## Goal
Retype each line exactly. Skip images.

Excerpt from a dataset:
§

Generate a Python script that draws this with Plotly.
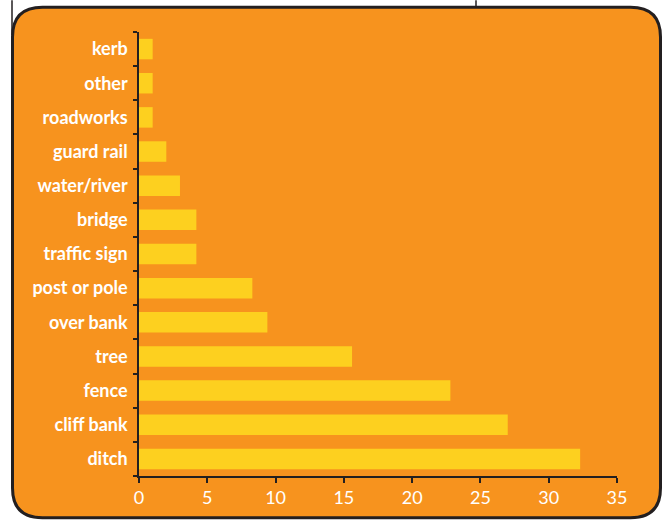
import plotly.graph_objects as go

categories = ["kerb", "other", "roadworks", "guard rail", "water/river", "bridge",
              "traffic sign", "post or pole", "over bank", "tree", "fence",
              "cliff bank", "ditch"]
values = [1, 1, 1, 2, 3, 4.2, 4.2, 8.3, 9.4, 15.6, 22.8, 27, 32.3]
x_ticks = [0, 5, 10, 15, 20, 25, 30, 35]

W, H = 667, 520
ML, MR, MT, MB = 139, 50, 32, 41
PW, PH = W - ML - MR, H - MT - MB

ORANGE = "#F7931E"
YELLOW = "#FDD01F"
DARK = "#231F20"

def px(x):
    return (x - ML) / PW

def py(y):
    return (H - MB - y) / PH

def pt(x, y):
    return f"{px(x):.5f},{py(y):.5f}"

# rounded rectangle
L, R, T, B, r = 12.5, 660.5, 7, 521, 30
path = (f"M {pt(L + r, T)} L {pt(R - r, T)} Q {pt(R, T)} {pt(R, T + r)} "
        f"L {pt(R, B - r)} Q {pt(R, B)} {pt(R - r, B)} L {pt(L + r, B)} "
        f"Q {pt(L, B)} {pt(L, B - r)} L {pt(L, T + r)} Q {pt(L, T)} {pt(L + r, T)} Z")

fig = go.Figure(go.Bar(
    x=values, y=categories, orientation="h",
    marker=dict(color=YELLOW, line=dict(width=0)),
    hoverinfo="x+y",
))

shapes = [
    dict(type="path", path=path, xref="paper", yref="paper", layer="below",
         fillcolor=ORANGE, line=dict(color=DARK, width=3)),
    dict(type="line", xref="paper", yref="paper", x0=px(12), x1=px(12),
         y0=py(0), y1=py(35), line=dict(color=DARK, width=1.5), layer="below"),
    dict(type="line", xref="paper", yref="paper", x0=px(476), x1=px(476),
         y0=py(0), y1=py(7), line=dict(color=DARK, width=1.5), layer="below"),
]

fig.update_layout(
    width=W, height=H,
    margin=dict(l=ML, r=MR, t=MT, b=MB, pad=0),
    paper_bgcolor="white",
    plot_bgcolor="rgba(0,0,0,0)",
    bargap=0.4,
    showlegend=False,
    shapes=shapes,
    font=dict(family="Lato", color="white", size=18),
    xaxis=dict(
        range=[0, 35], tickvals=x_ticks, ticktext=[str(v) for v in x_ticks],
        showgrid=False, zeroline=False, showline=True, linecolor=DARK, linewidth=1.5,
        ticks="outside", ticklen=5, tickcolor=DARK, tickwidth=1.5,
        tickfont=dict(family="Lato", size=18, color="white"),
        fixedrange=True,
    ),
    yaxis=dict(
        categoryorder="array", categoryarray=categories[::-1],
        showgrid=False, zeroline=False, showline=True, linecolor=DARK, linewidth=1.5,
        ticks="outside", ticklen=4, tickcolor=DARK, tickwidth=1.5, tickson="boundaries",
        tickfont=dict(family="Lato", size=18, color="white", weight="bold"),
        ticklabelstandoff=6,
        fixedrange=True,
    ),
)

fig.write_html("out.html")
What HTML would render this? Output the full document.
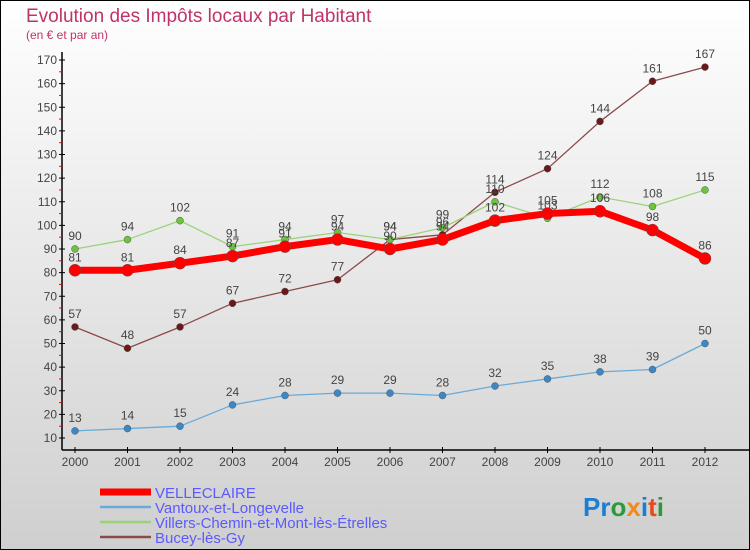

§

## Solution to this problem
Generate a Python script that draws this with Plotly.
import plotly.graph_objects as go

categories = ["kerb", "other", "roadworks", "guard rail", "water/river", "bridge",
              "traffic sign", "post or pole", "over bank", "tree", "fence",
              "cliff bank", "ditch"]
values = [1, 1, 1, 2, 3, 4.2, 4.2, 8.3, 9.4, 15.6, 22.8, 27, 32.3]
x_ticks = [0, 5, 10, 15, 20, 25, 30, 35]

W, H = 667, 520
ML, MR, MT, MB = 139, 50, 32, 41
PW, PH = W - ML - MR, H - MT - MB

ORANGE = "#F7931E"
YELLOW = "#FDD01F"
DARK = "#231F20"

def px(x):
    return (x - ML) / PW

def py(y):
    return (H - MB - y) / PH

def pt(x, y):
    return f"{px(x):.5f},{py(y):.5f}"

# rounded rectangle
L, R, T, B, r = 12.5, 660.5, 7, 521, 30
path = (f"M {pt(L + r, T)} L {pt(R - r, T)} Q {pt(R, T)} {pt(R, T + r)} "
        f"L {pt(R, B - r)} Q {pt(R, B)} {pt(R - r, B)} L {pt(L + r, B)} "
        f"Q {pt(L, B)} {pt(L, B - r)} L {pt(L, T + r)} Q {pt(L, T)} {pt(L + r, T)} Z")

fig = go.Figure(go.Bar(
    x=values, y=categories, orientation="h",
    marker=dict(color=YELLOW, line=dict(width=0)),
    hoverinfo="x+y",
))

shapes = [
    dict(type="path", path=path, xref="paper", yref="paper", layer="below",
         fillcolor=ORANGE, line=dict(color=DARK, width=3)),
    dict(type="line", xref="paper", yref="paper", x0=px(12), x1=px(12),
         y0=py(0), y1=py(35), line=dict(color=DARK, width=1.5), layer="below"),
    dict(type="line", xref="paper", yref="paper", x0=px(476), x1=px(476),
         y0=py(0), y1=py(7), line=dict(color=DARK, width=1.5), layer="below"),
]

fig.update_layout(
    width=W, height=H,
    margin=dict(l=ML, r=MR, t=MT, b=MB, pad=0),
    paper_bgcolor="white",
    plot_bgcolor="rgba(0,0,0,0)",
    bargap=0.4,
    showlegend=False,
    shapes=shapes,
    font=dict(family="Lato", color="white", size=18),
    xaxis=dict(
        range=[0, 35], tickvals=x_ticks, ticktext=[str(v) for v in x_ticks],
        showgrid=False, zeroline=False, showline=True, linecolor=DARK, linewidth=1.5,
        ticks="outside", ticklen=5, tickcolor=DARK, tickwidth=1.5,
        tickfont=dict(family="Lato", size=18, color="white"),
        fixedrange=True,
    ),
    yaxis=dict(
        categoryorder="array", categoryarray=categories[::-1],
        showgrid=False, zeroline=False, showline=True, linecolor=DARK, linewidth=1.5,
        ticks="outside", ticklen=4, tickcolor=DARK, tickwidth=1.5, tickson="boundaries",
        tickfont=dict(family="Lato", size=18, color="white", weight="bold"),
        ticklabelstandoff=6,
        fixedrange=True,
    ),
)

fig.write_html("out.html")
What HTML would render this? Output the full document.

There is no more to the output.